[Start]

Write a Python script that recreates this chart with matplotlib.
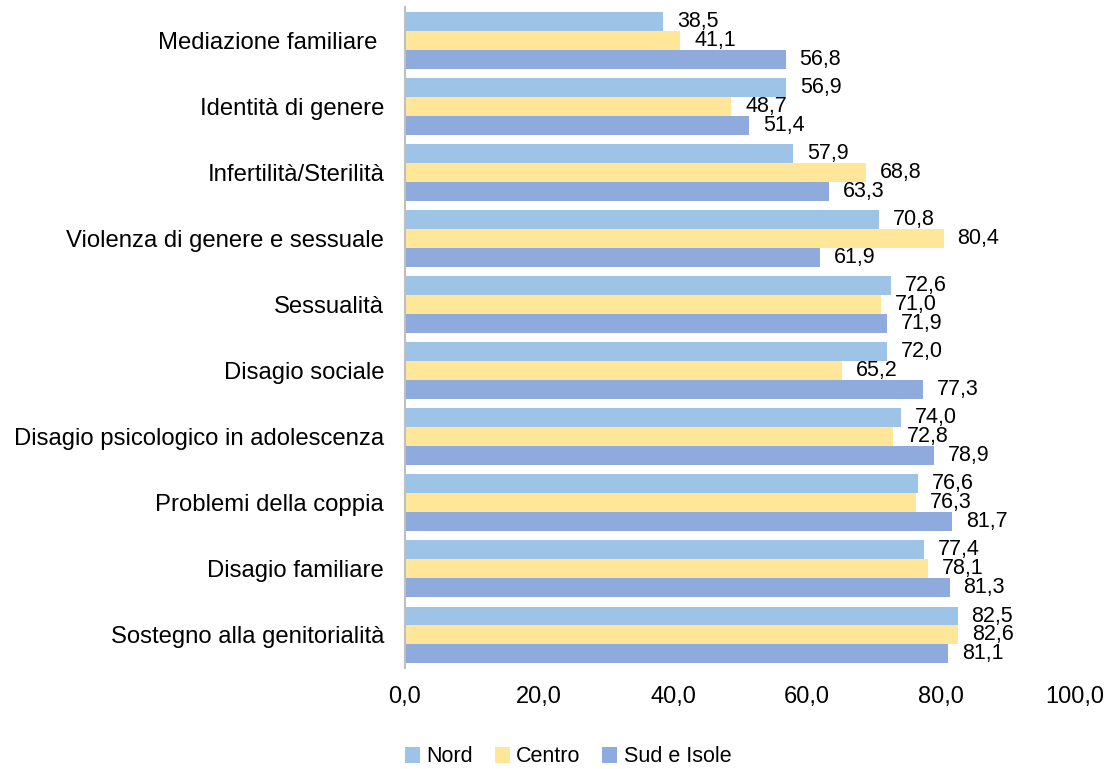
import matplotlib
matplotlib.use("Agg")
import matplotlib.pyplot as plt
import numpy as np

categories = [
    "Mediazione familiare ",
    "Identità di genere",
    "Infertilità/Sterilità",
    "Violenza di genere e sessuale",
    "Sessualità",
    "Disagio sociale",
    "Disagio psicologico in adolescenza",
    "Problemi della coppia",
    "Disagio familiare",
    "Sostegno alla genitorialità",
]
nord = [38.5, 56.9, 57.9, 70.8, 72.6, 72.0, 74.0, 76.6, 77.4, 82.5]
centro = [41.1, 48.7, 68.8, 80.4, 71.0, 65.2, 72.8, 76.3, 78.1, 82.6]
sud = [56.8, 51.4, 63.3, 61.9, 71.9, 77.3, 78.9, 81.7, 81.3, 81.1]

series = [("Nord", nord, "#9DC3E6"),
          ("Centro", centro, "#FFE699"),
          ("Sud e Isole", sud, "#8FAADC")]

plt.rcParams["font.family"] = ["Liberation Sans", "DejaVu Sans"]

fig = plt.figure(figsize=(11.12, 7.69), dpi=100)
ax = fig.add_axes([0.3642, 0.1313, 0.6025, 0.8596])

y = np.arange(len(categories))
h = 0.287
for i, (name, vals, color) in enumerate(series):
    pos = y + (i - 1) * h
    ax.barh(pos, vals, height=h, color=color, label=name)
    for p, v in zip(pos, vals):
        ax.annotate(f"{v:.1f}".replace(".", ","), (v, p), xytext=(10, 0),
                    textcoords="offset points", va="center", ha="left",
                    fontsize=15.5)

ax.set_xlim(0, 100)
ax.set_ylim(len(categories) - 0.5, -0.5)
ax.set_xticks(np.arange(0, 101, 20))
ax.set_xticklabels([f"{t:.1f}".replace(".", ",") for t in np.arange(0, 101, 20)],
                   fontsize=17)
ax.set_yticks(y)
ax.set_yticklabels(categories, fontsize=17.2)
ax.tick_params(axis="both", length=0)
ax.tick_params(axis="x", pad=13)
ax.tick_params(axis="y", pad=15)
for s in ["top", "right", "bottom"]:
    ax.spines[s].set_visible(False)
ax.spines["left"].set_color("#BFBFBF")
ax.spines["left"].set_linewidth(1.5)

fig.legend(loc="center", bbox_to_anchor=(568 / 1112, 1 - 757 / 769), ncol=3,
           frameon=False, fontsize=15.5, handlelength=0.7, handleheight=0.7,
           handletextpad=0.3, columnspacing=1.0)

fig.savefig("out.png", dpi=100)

[End]

**Task brief:** Drop the images and repeat the data exactly.

**Exercise answer:**
Write a Python script that recreates this chart with matplotlib.
import matplotlib
matplotlib.use("Agg")
import matplotlib.pyplot as plt
import numpy as np

categories = [
    "Mediazione familiare ",
    "Identità di genere",
    "Infertilità/Sterilità",
    "Violenza di genere e sessuale",
    "Sessualità",
    "Disagio sociale",
    "Disagio psicologico in adolescenza",
    "Problemi della coppia",
    "Disagio familiare",
    "Sostegno alla genitorialità",
]
nord = [38.5, 56.9, 57.9, 70.8, 72.6, 72.0, 74.0, 76.6, 77.4, 82.5]
centro = [41.1, 48.7, 68.8, 80.4, 71.0, 65.2, 72.8, 76.3, 78.1, 82.6]
sud = [56.8, 51.4, 63.3, 61.9, 71.9, 77.3, 78.9, 81.7, 81.3, 81.1]

series = [("Nord", nord, "#9DC3E6"),
          ("Centro", centro, "#FFE699"),
          ("Sud e Isole", sud, "#8FAADC")]

plt.rcParams["font.family"] = ["Liberation Sans", "DejaVu Sans"]

fig = plt.figure(figsize=(11.12, 7.69), dpi=100)
ax = fig.add_axes([0.3642, 0.1313, 0.6025, 0.8596])

y = np.arange(len(categories))
h = 0.287
for i, (name, vals, color) in enumerate(series):
    pos = y + (i - 1) * h
    ax.barh(pos, vals, height=h, color=color, label=name)
    for p, v in zip(pos, vals):
        ax.annotate(f"{v:.1f}".replace(".", ","), (v, p), xytext=(10, 0),
                    textcoords="offset points", va="center", ha="left",
                    fontsize=15.5)

ax.set_xlim(0, 100)
ax.set_ylim(len(categories) - 0.5, -0.5)
ax.set_xticks(np.arange(0, 101, 20))
ax.set_xticklabels([f"{t:.1f}".replace(".", ",") for t in np.arange(0, 101, 20)],
                   fontsize=17)
ax.set_yticks(y)
ax.set_yticklabels(categories, fontsize=17.2)
ax.tick_params(axis="both", length=0)
ax.tick_params(axis="x", pad=13)
ax.tick_params(axis="y", pad=15)
for s in ["top", "right", "bottom"]:
    ax.spines[s].set_visible(False)
ax.spines["left"].set_color("#BFBFBF")
ax.spines["left"].set_linewidth(1.5)

fig.legend(loc="center", bbox_to_anchor=(568 / 1112, 1 - 757 / 769), ncol=3,
           frameon=False, fontsize=15.5, handlelength=0.7, handleheight=0.7,
           handletextpad=0.3, columnspacing=1.0)

fig.savefig("out.png", dpi=100)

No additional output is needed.